**Your task**.
Reproduce, please, the span of lines beginning at the line with "Write a Python" and ending at the line with "color=text_color, clip_on=False)", inclusive, minus any pictures.

· · · · ·

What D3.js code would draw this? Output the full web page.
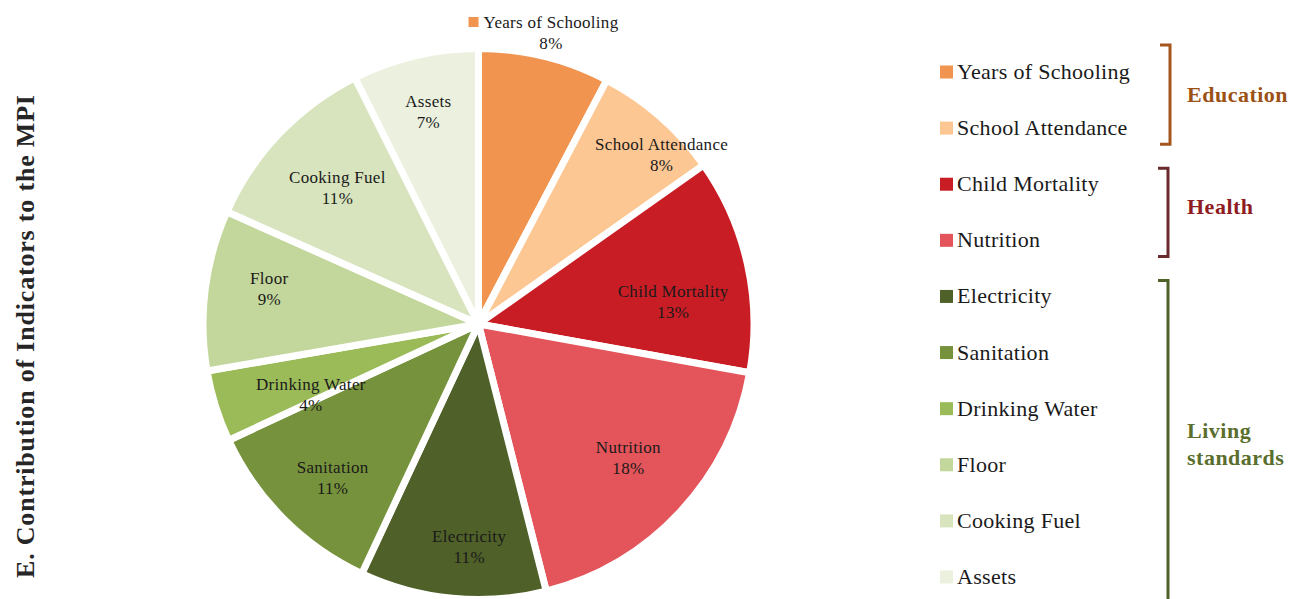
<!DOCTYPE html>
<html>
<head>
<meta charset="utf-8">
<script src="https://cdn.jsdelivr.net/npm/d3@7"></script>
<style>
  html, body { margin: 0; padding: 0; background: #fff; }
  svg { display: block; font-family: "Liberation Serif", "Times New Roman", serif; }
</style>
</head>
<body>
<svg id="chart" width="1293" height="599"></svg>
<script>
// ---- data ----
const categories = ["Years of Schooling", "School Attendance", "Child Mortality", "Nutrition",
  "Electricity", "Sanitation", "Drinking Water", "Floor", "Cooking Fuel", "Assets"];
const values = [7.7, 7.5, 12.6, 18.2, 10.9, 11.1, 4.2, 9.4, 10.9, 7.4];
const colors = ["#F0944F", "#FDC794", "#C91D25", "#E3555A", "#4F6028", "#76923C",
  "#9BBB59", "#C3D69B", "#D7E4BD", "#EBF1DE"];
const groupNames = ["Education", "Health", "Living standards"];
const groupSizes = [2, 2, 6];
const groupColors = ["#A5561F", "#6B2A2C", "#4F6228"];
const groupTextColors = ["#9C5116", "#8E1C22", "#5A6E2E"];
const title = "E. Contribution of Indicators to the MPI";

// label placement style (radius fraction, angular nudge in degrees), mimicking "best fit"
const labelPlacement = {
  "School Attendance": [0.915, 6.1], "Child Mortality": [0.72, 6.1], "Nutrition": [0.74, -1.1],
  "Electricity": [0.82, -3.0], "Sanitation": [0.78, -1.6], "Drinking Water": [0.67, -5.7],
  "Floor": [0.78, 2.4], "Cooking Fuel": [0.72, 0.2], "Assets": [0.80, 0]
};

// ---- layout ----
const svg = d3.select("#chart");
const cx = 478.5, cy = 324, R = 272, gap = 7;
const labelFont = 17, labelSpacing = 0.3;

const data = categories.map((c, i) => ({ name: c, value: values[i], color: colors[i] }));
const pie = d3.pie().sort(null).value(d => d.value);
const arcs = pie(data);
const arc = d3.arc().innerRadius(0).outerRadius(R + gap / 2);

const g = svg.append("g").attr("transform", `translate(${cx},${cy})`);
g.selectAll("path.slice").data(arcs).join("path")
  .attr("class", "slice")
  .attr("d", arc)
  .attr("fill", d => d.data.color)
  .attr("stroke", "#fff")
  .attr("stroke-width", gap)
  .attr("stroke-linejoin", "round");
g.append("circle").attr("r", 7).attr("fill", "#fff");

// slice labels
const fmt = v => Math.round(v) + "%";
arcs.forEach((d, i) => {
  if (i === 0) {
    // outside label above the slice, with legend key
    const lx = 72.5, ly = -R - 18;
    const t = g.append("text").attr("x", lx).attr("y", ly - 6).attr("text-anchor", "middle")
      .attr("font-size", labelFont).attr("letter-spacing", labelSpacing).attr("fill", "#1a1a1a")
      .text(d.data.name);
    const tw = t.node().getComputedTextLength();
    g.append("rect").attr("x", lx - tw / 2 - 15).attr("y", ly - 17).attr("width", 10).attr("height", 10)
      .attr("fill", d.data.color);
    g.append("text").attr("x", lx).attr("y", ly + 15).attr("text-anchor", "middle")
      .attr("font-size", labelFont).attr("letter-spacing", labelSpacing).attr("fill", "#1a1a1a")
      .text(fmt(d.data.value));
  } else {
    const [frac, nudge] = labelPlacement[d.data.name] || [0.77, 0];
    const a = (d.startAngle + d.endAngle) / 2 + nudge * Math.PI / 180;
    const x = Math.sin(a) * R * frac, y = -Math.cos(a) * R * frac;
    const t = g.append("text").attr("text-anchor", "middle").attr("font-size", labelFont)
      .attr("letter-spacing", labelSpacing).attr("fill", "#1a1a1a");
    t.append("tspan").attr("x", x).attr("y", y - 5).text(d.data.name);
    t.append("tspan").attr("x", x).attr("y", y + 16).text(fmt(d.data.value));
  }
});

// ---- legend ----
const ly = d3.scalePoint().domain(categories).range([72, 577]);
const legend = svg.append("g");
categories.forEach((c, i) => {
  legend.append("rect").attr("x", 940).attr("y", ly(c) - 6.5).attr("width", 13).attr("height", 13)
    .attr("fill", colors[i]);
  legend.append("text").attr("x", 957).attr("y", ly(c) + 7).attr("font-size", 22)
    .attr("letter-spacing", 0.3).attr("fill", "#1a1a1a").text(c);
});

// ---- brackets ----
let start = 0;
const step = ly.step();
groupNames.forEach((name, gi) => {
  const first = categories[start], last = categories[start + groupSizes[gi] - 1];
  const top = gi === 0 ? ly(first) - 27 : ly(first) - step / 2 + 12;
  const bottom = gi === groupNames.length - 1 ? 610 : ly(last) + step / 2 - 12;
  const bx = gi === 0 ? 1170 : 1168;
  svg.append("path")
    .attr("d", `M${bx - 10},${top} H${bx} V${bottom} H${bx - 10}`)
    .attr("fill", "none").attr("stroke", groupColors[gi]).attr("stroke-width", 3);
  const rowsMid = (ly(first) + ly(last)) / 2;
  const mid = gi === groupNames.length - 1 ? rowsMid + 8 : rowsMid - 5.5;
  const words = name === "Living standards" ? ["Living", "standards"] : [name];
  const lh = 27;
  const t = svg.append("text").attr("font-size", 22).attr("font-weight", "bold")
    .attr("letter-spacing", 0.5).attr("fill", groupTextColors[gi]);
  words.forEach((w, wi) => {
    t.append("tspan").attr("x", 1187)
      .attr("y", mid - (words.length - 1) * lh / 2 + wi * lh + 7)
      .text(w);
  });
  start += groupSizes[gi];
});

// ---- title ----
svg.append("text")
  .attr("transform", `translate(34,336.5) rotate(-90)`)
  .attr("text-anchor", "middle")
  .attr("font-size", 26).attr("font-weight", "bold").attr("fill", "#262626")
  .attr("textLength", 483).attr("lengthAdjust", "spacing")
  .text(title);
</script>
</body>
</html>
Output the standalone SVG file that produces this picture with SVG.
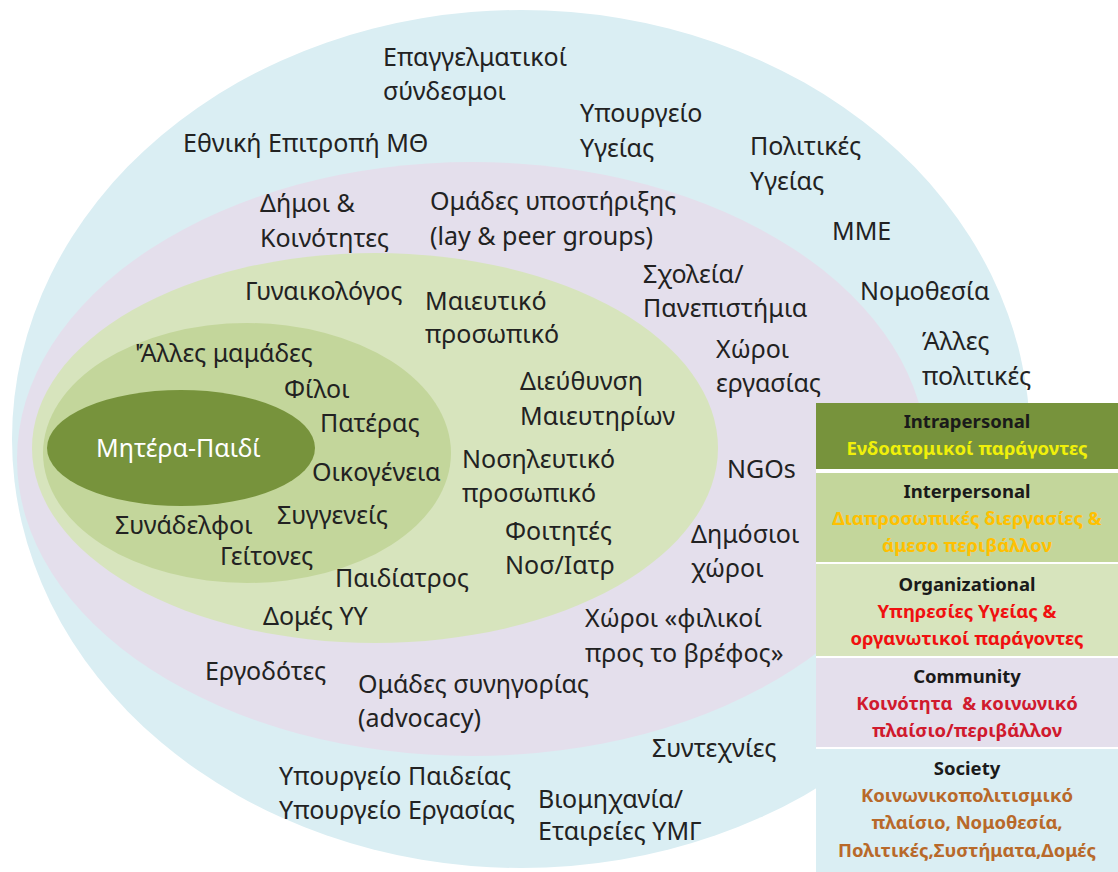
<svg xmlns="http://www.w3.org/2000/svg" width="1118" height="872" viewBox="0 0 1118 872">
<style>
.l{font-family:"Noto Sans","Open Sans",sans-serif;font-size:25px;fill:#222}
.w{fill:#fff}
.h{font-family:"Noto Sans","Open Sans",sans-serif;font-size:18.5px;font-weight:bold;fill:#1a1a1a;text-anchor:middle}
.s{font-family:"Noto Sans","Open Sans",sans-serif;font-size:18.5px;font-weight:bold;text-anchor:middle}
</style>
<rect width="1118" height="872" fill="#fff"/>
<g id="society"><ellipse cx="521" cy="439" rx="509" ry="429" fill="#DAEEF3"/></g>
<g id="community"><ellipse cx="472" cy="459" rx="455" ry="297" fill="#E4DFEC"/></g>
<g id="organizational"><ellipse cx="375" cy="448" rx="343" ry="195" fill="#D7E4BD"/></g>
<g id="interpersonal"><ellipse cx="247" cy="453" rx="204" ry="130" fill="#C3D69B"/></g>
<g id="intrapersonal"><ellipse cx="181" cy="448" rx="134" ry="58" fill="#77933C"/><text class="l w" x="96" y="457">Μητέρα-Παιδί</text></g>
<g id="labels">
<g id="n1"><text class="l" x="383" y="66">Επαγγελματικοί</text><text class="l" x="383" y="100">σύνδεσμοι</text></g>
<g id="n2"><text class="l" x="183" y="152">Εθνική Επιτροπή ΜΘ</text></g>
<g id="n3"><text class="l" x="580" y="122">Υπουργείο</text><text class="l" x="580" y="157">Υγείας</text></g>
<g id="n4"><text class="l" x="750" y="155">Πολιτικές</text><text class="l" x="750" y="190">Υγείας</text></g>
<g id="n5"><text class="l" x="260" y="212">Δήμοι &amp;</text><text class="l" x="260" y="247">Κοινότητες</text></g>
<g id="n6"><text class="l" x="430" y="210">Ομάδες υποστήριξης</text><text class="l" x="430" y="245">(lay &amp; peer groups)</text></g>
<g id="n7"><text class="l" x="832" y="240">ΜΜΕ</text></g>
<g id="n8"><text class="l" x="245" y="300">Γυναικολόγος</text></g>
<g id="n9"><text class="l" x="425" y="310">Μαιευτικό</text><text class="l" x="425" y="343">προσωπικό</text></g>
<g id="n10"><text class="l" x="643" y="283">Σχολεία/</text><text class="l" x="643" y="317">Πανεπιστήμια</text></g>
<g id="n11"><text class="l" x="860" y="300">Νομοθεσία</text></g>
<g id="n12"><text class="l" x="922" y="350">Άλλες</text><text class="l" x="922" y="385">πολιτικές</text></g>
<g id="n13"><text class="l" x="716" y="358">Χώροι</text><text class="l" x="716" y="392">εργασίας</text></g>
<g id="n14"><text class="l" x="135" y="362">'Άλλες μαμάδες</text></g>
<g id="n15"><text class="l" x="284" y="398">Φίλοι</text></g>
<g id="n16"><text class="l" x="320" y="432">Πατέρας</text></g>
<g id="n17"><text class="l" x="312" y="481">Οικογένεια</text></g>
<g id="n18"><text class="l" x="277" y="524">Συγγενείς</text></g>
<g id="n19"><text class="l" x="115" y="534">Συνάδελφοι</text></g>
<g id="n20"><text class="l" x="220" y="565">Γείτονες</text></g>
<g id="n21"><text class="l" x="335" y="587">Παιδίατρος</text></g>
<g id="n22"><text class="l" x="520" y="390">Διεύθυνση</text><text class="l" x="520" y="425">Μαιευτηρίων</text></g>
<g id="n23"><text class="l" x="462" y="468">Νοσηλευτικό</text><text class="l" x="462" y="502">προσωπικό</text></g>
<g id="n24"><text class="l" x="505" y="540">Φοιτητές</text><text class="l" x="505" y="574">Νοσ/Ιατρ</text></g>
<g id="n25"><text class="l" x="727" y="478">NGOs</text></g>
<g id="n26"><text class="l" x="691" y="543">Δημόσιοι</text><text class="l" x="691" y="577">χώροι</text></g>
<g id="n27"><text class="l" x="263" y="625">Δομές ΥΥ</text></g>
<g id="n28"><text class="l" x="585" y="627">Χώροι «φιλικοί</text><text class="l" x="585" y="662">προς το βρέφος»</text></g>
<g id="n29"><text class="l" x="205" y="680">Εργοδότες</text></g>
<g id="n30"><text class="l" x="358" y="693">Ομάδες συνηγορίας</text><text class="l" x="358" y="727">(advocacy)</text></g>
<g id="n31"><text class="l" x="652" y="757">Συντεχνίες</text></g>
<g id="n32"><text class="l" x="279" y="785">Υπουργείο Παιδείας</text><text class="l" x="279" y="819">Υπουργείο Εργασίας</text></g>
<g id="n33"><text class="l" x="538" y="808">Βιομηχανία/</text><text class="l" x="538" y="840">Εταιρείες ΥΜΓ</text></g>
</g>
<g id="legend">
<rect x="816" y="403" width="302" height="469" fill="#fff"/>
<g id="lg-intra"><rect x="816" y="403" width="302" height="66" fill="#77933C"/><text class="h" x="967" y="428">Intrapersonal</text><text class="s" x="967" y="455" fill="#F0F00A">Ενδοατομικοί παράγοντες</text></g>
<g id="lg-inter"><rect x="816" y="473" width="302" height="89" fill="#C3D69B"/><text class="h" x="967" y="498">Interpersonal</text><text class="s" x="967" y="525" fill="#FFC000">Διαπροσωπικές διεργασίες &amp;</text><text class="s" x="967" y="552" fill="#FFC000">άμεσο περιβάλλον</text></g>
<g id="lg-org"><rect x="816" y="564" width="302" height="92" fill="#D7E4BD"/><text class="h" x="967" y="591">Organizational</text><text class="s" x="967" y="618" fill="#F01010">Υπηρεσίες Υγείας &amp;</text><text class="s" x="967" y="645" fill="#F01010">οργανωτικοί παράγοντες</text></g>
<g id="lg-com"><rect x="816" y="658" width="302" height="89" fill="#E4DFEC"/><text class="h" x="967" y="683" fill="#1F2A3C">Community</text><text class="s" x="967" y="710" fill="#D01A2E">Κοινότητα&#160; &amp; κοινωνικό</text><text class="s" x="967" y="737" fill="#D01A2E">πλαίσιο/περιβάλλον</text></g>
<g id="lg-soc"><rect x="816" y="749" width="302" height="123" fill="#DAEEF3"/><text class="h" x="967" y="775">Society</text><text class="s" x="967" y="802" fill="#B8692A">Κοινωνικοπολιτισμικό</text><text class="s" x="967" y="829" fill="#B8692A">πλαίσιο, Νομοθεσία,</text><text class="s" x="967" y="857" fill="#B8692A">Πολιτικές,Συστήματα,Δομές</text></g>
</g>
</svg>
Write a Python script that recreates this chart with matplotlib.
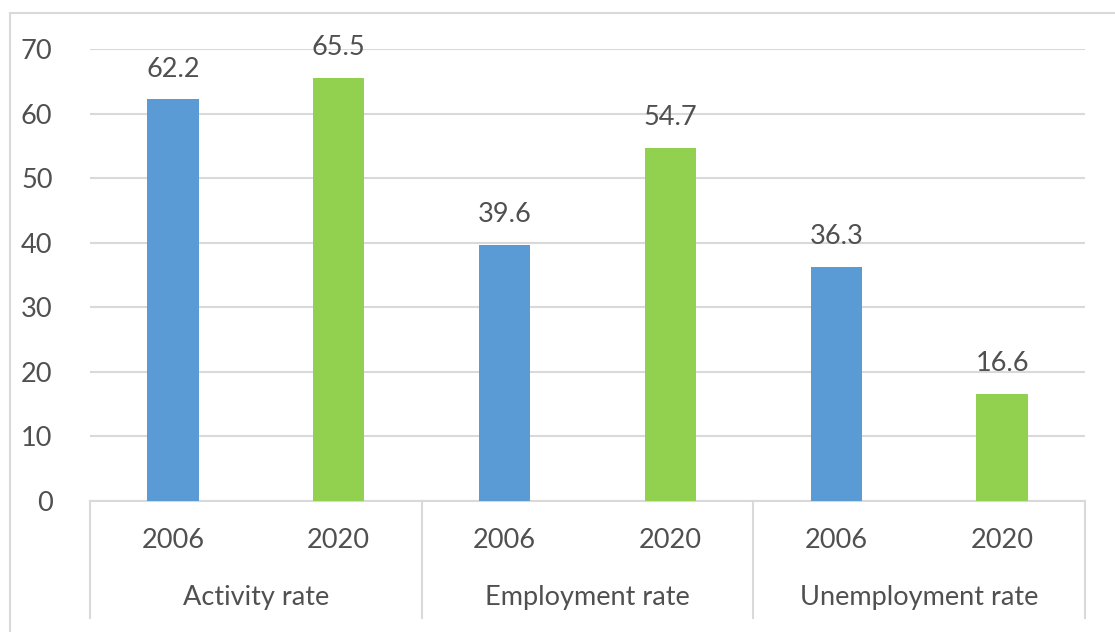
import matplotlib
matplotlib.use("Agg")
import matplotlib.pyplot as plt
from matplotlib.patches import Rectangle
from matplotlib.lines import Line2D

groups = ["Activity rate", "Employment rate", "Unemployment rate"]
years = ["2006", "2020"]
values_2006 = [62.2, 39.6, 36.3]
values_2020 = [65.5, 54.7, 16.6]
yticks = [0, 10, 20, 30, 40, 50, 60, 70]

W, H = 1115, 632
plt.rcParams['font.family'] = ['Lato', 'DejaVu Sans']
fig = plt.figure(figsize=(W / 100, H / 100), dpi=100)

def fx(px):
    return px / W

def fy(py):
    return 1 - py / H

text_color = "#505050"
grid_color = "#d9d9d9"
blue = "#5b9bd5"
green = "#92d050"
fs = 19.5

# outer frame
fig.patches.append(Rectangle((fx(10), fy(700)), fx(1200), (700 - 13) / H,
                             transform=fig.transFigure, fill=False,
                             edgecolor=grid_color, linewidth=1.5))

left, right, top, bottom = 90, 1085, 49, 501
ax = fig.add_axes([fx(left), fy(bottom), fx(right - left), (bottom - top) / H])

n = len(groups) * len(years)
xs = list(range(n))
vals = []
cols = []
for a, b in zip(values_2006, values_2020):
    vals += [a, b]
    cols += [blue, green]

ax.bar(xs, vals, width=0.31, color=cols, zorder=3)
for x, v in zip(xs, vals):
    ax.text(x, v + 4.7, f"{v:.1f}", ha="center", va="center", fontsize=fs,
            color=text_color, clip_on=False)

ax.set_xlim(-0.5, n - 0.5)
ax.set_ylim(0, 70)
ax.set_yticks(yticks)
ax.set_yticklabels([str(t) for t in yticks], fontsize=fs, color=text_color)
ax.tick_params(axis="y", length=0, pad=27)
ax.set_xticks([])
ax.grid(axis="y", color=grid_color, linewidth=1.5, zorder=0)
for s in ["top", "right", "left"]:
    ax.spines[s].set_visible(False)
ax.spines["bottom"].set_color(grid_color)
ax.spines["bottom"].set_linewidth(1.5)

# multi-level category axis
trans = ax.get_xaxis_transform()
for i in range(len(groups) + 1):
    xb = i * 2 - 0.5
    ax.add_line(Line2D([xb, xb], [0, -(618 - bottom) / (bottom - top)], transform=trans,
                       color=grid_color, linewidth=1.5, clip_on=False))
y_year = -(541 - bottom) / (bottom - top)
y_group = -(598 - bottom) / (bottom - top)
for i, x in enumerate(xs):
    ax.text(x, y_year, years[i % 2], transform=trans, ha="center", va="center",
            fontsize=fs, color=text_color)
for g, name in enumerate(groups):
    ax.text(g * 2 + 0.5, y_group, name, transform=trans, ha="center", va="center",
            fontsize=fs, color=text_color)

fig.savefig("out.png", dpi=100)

· · · · ·

**Task output**.
Write a Python script that recreates this chart with matplotlib.
import matplotlib
matplotlib.use("Agg")
import matplotlib.pyplot as plt
from matplotlib.patches import Rectangle
from matplotlib.lines import Line2D

groups = ["Activity rate", "Employment rate", "Unemployment rate"]
years = ["2006", "2020"]
values_2006 = [62.2, 39.6, 36.3]
values_2020 = [65.5, 54.7, 16.6]
yticks = [0, 10, 20, 30, 40, 50, 60, 70]

W, H = 1115, 632
plt.rcParams['font.family'] = ['Lato', 'DejaVu Sans']
fig = plt.figure(figsize=(W / 100, H / 100), dpi=100)

def fx(px):
    return px / W

def fy(py):
    return 1 - py / H

text_color = "#505050"
grid_color = "#d9d9d9"
blue = "#5b9bd5"
green = "#92d050"
fs = 19.5

# outer frame
fig.patches.append(Rectangle((fx(10), fy(700)), fx(1200), (700 - 13) / H,
                             transform=fig.transFigure, fill=False,
                             edgecolor=grid_color, linewidth=1.5))

left, right, top, bottom = 90, 1085, 49, 501
ax = fig.add_axes([fx(left), fy(bottom), fx(right - left), (bottom - top) / H])

n = len(groups) * len(years)
xs = list(range(n))
vals = []
cols = []
for a, b in zip(values_2006, values_2020):
    vals += [a, b]
    cols += [blue, green]

ax.bar(xs, vals, width=0.31, color=cols, zorder=3)
for x, v in zip(xs, vals):
    ax.text(x, v + 4.7, f"{v:.1f}", ha="center", va="center", fontsize=fs,
            color=text_color, clip_on=False)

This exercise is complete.